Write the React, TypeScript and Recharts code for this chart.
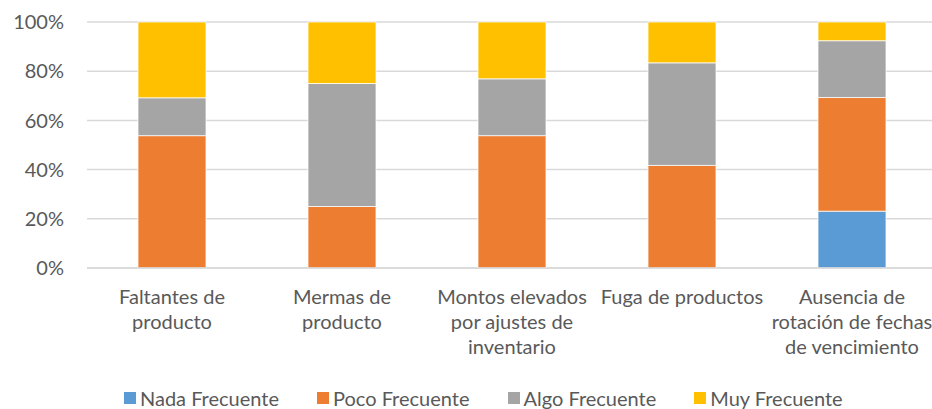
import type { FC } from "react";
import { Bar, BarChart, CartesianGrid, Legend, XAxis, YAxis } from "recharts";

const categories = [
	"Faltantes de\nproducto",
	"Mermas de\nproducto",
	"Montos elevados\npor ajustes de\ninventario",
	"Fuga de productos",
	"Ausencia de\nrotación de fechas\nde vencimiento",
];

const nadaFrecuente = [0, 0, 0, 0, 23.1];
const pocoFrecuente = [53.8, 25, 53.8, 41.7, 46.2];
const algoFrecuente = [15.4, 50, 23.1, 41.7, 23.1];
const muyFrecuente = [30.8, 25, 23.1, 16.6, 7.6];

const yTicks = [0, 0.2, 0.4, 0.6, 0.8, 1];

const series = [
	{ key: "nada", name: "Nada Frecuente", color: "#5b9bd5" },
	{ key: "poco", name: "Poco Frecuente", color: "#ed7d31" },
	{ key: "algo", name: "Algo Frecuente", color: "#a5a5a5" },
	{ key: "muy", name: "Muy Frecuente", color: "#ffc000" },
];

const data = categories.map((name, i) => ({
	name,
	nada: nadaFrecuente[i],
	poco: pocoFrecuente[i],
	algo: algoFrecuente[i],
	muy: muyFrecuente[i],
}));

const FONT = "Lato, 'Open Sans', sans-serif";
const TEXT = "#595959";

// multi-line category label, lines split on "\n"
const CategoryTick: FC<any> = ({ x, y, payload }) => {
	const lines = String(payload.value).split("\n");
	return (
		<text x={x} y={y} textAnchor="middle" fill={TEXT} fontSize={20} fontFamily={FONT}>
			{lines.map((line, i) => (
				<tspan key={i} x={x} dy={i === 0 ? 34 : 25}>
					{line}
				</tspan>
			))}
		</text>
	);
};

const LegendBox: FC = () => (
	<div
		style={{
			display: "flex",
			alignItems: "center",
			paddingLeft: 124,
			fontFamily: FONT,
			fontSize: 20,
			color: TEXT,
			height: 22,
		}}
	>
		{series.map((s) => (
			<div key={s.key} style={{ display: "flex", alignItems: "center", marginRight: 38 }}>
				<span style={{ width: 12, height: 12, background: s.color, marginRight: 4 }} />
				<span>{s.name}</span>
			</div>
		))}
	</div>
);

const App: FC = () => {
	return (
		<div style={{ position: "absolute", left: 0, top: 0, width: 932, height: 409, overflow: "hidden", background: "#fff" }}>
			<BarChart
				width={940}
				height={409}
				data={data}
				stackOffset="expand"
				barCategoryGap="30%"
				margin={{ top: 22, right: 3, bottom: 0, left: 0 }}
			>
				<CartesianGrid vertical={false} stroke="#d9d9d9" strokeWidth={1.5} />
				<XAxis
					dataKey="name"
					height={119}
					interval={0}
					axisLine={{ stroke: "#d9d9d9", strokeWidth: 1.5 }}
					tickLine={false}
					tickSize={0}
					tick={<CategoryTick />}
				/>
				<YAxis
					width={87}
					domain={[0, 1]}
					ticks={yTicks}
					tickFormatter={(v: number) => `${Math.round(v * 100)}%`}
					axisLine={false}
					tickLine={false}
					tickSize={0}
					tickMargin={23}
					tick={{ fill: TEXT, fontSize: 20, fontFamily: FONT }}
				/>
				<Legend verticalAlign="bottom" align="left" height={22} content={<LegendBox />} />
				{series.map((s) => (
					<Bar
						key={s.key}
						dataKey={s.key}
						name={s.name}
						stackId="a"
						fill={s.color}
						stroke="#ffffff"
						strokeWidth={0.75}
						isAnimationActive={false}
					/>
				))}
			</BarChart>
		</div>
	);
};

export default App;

Exercise aim: Transcribe the whole listing exactly. Pictures stay out of your copy.

Solution to this task:
Write the React, TypeScript and Recharts code for this chart.
import type { FC } from "react";
import { Bar, BarChart, CartesianGrid, Legend, XAxis, YAxis } from "recharts";

const categories = [
	"Faltantes de\nproducto",
	"Mermas de\nproducto",
	"Montos elevados\npor ajustes de\ninventario",
	"Fuga de productos",
	"Ausencia de\nrotación de fechas\nde vencimiento",
];

const nadaFrecuente = [0, 0, 0, 0, 23.1];
const pocoFrecuente = [53.8, 25, 53.8, 41.7, 46.2];
const algoFrecuente = [15.4, 50, 23.1, 41.7, 23.1];
const muyFrecuente = [30.8, 25, 23.1, 16.6, 7.6];

const yTicks = [0, 0.2, 0.4, 0.6, 0.8, 1];

const series = [
	{ key: "nada", name: "Nada Frecuente", color: "#5b9bd5" },
	{ key: "poco", name: "Poco Frecuente", color: "#ed7d31" },
	{ key: "algo", name: "Algo Frecuente", color: "#a5a5a5" },
	{ key: "muy", name: "Muy Frecuente", color: "#ffc000" },
];

const data = categories.map((name, i) => ({
	name,
	nada: nadaFrecuente[i],
	poco: pocoFrecuente[i],
	algo: algoFrecuente[i],
	muy: muyFrecuente[i],
}));

const FONT = "Lato, 'Open Sans', sans-serif";
const TEXT = "#595959";

// multi-line category label, lines split on "\n"
const CategoryTick: FC<any> = ({ x, y, payload }) => {
	const lines = String(payload.value).split("\n");
	return (
		<text x={x} y={y} textAnchor="middle" fill={TEXT} fontSize={20} fontFamily={FONT}>
			{lines.map((line, i) => (
				<tspan key={i} x={x} dy={i === 0 ? 34 : 25}>
					{line}
				</tspan>
			))}
		</text>
	);
};

const LegendBox: FC = () => (
	<div
		style={{
			display: "flex",
			alignItems: "center",
			paddingLeft: 124,
			fontFamily: FONT,
			fontSize: 20,
			color: TEXT,
			height: 22,
		}}
	>
		{series.map((s) => (
			<div key={s.key} style={{ display: "flex", alignItems: "center", marginRight: 38 }}>
				<span style={{ width: 12, height: 12, background: s.color, marginRight: 4 }} />
				<span>{s.name}</span>
			</div>
		))}
	</div>
);

const App: FC = () => {
	return (
		<div style={{ position: "absolute", left: 0, top: 0, width: 932, height: 409, overflow: "hidden", background: "#fff" }}>
			<BarChart
				width={940}
				height={409}
				data={data}
				stackOffset="expand"
				barCategoryGap="30%"
				margin={{ top: 22, right: 3, bottom: 0, left: 0 }}
			>
				<CartesianGrid vertical={false} stroke="#d9d9d9" strokeWidth={1.5} />
				<XAxis
					dataKey="name"
					height={119}
					interval={0}
					axisLine={{ stroke: "#d9d9d9", strokeWidth: 1.5 }}
					tickLine={false}
					tickSize={0}
					tick={<CategoryTick />}
				/>
				<YAxis
					width={87}
					domain={[0, 1]}
					ticks={yTicks}
					tickFormatter={(v: number) => `${Math.round(v * 100)}%`}
					axisLine={false}
					tickLine={false}
					tickSize={0}
					tickMargin={23}
					tick={{ fill: TEXT, fontSize: 20, fontFamily: FONT }}
				/>
				<Legend verticalAlign="bottom" align="left" height={22} content={<LegendBox />} />
				{series.map((s) => (
					<Bar
						key={s.key}
						dataKey={s.key}
						name={s.name}
						stackId="a"
						fill={s.color}
						stroke="#ffffff"
						strokeWidth={0.75}
						isAnimationActive={false}
					/>
				))}
			</BarChart>
		</div>
	);
};

export default App;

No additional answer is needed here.